Remember? You said that The Christian God, not other God, would have forced us to worship Him. Him, which we christians say is perfectly good. On this was based your supposed contradiction.
But then when I proceed in showing you that you have a very poor understanding of tha nature of God from the Bible which you so badly find guilty, you did something totaly absurd:
you came up with your own idea of God, one who is not the standard of Good, one who is not worthy of worship, and one who can’t command something and demands it because it is arbitrary, your view of God. You put this God into the Christian framework to show that your contradiction is still unrefuted or...you questioned the nature of the God of the Bible, asking me to prove why is intrinsically good to worship God, as if it this was the purpose of the whole discussion. – this is exactly what you did, and if you can’t see it yet, I will show you in another way, from another angle !
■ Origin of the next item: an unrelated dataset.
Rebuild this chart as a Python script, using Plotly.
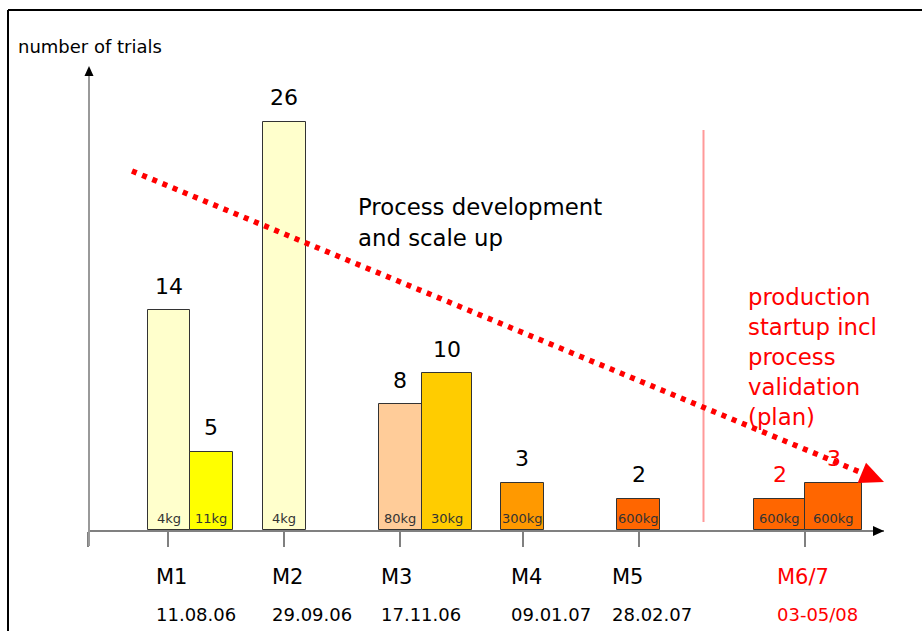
import plotly.graph_objects as go

# ---- data -------------------------------------------------------------
milestones = ["M1", "M2", "M3", "M4", "M5", "M6/7"]
milestone_dates = ["11.08.06", "29.09.06", "17.11.06", "09.01.07", "28.02.07", "03-05/08"]

trials = [14, 5, 26, 8, 10, 3, 2, 2, 3]
batch_sizes = ["4kg", "11kg", "4kg", "80kg", "30kg", "300kg", "600kg", "600kg", "600kg"]
planned = [False, False, False, False, False, False, False, True, True]

# ---- layout helpers (horizontal axis is in pixel-like units) ------------
bar_left = [59.5, 102.0, 174.7, 290.5, 334.0, 413.0, 529.3, 666.3, 717.0]
bar_right = [102.0, 144.5, 217.7, 334.0, 383.7, 455.7, 572.3, 717.0, 774.3]
bar_colors = ["#FFFFCC", "#FFFF00", "#FFFFCC", "#FFCC99", "#FFCC00",
              "#FF9900", "#FF6600", "#FF6600", "#FF6600"]
tick_pos = [0, 80.3, 196.3, 312.0, 435.3, 550.7, 717.0]
label_left = [66, 182, 291, 421, 522, 687]

FONT = "DejaVu Sans"
RED = "#FF0000"
ML, MR, MT, MB = 88, 38, 67, 101
W, H = 922 - ML - MR, 631 - MT - MB
PX_PER_TRIAL = 15.7


def px_x(px):
    return (px - ML) / W


def px_y(py):
    return (631 - MB - py) / H


centers = [(a + b) / 2 for a, b in zip(bar_left, bar_right)]
widths = [b - a for a, b in zip(bar_left, bar_right)]

fig = go.Figure()
fig.add_trace(go.Bar(
    x=centers, y=trials, width=widths,
    marker=dict(color=bar_colors, line=dict(color="#333333", width=1)),
    hoverinfo="skip", showlegend=False,
))

annotations = []
shapes = []

# value labels above the bars, batch size labels inside at the bottom
for cx, v, kg, plan in zip(centers, trials, batch_sizes, planned):
    annotations.append(dict(
        x=cx, y=v, xref="x", yref="y", text=str(v), showarrow=False,
        yanchor="middle", yshift=24,
        font=dict(family=FONT, size=22, color=RED if plan else "black"),
    ))
    annotations.append(dict(
        x=cx, y=0, xref="x", yref="y", text=kg, showarrow=False,
        yanchor="middle", yshift=12,
        font=dict(family=FONT, size=13, color="#333333"),
    ))

# milestone names and dates under the axis
for i, (m, d) in enumerate(zip(milestones, milestone_dates)):
    col = RED if m == "M6/7" else "black"
    annotations.append(dict(
        x=label_left[i], y=px_y(577), xref="x", yref="paper", text=m,
        showarrow=False, xanchor="left", yanchor="middle",
        font=dict(family=FONT, size=21, color=col),
    ))
    annotations.append(dict(
        x=label_left[i], y=px_y(614), xref="x", yref="paper", text=d,
        showarrow=False, xanchor="left", yanchor="middle",
        font=dict(family=FONT, size=18, color=col),
    ))

annotations.append(dict(
    x=px_x(16), y=px_y(47), xref="paper", yref="paper", text="number of trials",
    showarrow=False, xanchor="left", yanchor="middle",
    font=dict(family=FONT, size=18, color="black"),
))

for k, line in enumerate(["Process development", "and scale up"]):
    annotations.append(dict(
        x=px_x(356), y=px_y(207 + 31 * k), xref="paper", yref="paper", text=line,
        showarrow=False, xanchor="left", yanchor="middle",
        font=dict(family=FONT, size=22.8, color="black"),
    ))

for k, line in enumerate(["production", "startup incl", "process", "validation", "(plan)"]):
    annotations.append(dict(
        x=px_x(746), y=px_y(297 + 30 * k), xref="paper", yref="paper", text=line,
        showarrow=False, xanchor="left", yanchor="middle",
        font=dict(family=FONT, size=22.8, color=RED),
    ))

# frame (left and top edges)
shapes.append(dict(type="line", xref="paper", yref="paper",
                   x0=px_x(8), x1=px_x(930), y0=px_y(10), y1=px_y(10),
                   line=dict(color="black", width=2)))
shapes.append(dict(type="line", xref="paper", yref="paper",
                   x0=px_x(8), x1=px_x(8), y0=px_y(10), y1=px_y(640),
                   line=dict(color="black", width=2)))

# vertical axis with arrow head
shapes.append(dict(type="line", xref="paper", yref="paper",
                   x0=px_x(89), x1=px_x(89), y0=px_y(546), y1=px_y(74),
                   line=dict(color="#999999", width=2)))
shapes.append(dict(type="path", xref="paper", yref="paper",
                   path=f"M {px_x(89)},{px_y(66)} L {px_x(84.5)},{px_y(76)} L {px_x(93.5)},{px_y(76)} Z",
                   fillcolor="black", line=dict(width=0)))
# horizontal axis arrow head
shapes.append(dict(type="path", xref="paper", yref="paper",
                   path=f"M {px_x(884)},{px_y(531)} L {px_x(873)},{px_y(526)} L {px_x(873)},{px_y(536)} Z",
                   fillcolor="black", line=dict(width=0)))

# separator between development and production phase
shapes.append(dict(type="line", xref="paper", yref="paper",
                   x0=px_x(703.5), x1=px_x(703.5), y0=px_y(522), y1=px_y(130),
                   line=dict(color="#FF9999", width=2)))

# dotted trend arrow
sx, sy = 132, 171
tx, ty = 884, 482
dx, dy = tx - sx, ty - sy
ln = (dx * dx + dy * dy) ** 0.5
ux, uy = dx / ln, dy / ln
head_len, head_half = 24, 11
bx, by = tx - ux * head_len, ty - uy * head_len
shapes.append(dict(type="line", xref="paper", yref="paper",
                   x0=px_x(sx), y0=px_y(sy), x1=px_x(bx + ux * 2), y1=px_y(by + uy * 2),
                   line=dict(color=RED, width=5.5, dash="5px,6px")))
p1 = (bx - uy * head_half, by + ux * head_half)
p2 = (bx + uy * head_half, by - ux * head_half)
shapes.append(dict(type="path", xref="paper", yref="paper",
                   path=(f"M {px_x(tx)},{px_y(ty)} L {px_x(p1[0])},{px_y(p1[1])} "
                         f"L {px_x(p2[0])},{px_y(p2[1])} Z"),
                   fillcolor=RED, line=dict(width=0)))

fig.update_layout(
    width=922, height=631,
    margin=dict(l=ML, r=MR, t=MT, b=MB),
    paper_bgcolor="white", plot_bgcolor="white",
    showlegend=False,
    xaxis=dict(range=[0, W], showgrid=False, zeroline=False,
               showline=True, linecolor="#808080", linewidth=2,
               ticks="outside", tickvals=tick_pos, ticklen=15, tickwidth=2,
               tickcolor="#808080", showticklabels=False, fixedrange=True),
    yaxis=dict(range=[0, H / PX_PER_TRIAL], visible=False, fixedrange=True),
    annotations=annotations,
    shapes=shapes,
    bargap=0,
)

fig.write_html("out.html", config={"displayModeBar": False})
Never the christians worshiped a God like your God. The God of Christianity has a totaly diferent nature than your view on God. You should read the Bible and christian theology to have a clear impression to what kind of God we serve. If we had in mind the nature of your God, our reaction as christians would have been exactly like yours probably.
And I will show you inconsistency in a third way, with an example. You gave me this analogy, so I have to do something with her:
No. Not necessarily. If I say I ate cheese, then I say I ate bacon, then I say I did not eat bacon I will have contradicted myself about bacon. You do not have to assume it is true that I ate cheese in order to see the contradiction with bacon.
Yes, I do not have to assume anything. Hoewer, I don’t see it as a contradiction, because I know something about you which you don’t know about yourself ( this is to say you just know something about God which christians don’t know of their own God, like for example, the fact that He is not the standard of good, or the fact that serving Him is not intrinsically good)
It’s the fact that you can’t stand bacon, you hate it, you are alergic to bacon. It’s an external contradiction ( this is you stating the nature of God, in your own way). So no, I don’t have to assume that is true to eat cheese, because you don’t like bacon actually. And also you don’t eat.
In this analogy, I don’t have to assume that you eat cheese, because I already assume something else, about your nature: that you don’t eat.
This is kind of what you did, with slighty diferences. You point to a supposed contradiction to God of the Bible –
and this is implying that God of the Bible has the attributes of the Bible-and then when things don’t work out and your contradiction is no more of a contradiction, you changed the topic of discussion: „What if this God of the Bible has actually no moral standard, and what he demands is just arbitrary? Can you prove that?”
But this was not the purpose of the debate, the purpose was this: is it not God of the Bible immoral? And you say that this non-sense suports the contradiction you have started with?
The short answer: you stated that God of the Bible is immoral, because He is forcing us to worship Him. I presented some of the attributes of God of the Bible, to show you that it is not a contradiction. Then you questioned this nature of God, asking me to prove them,
when in fact you supposed that contradiction on the expense of this very nature of the God of the Bible and his actions. This is called not beeing consistent logically, and also sidetraking. Sorry for the gigantic post.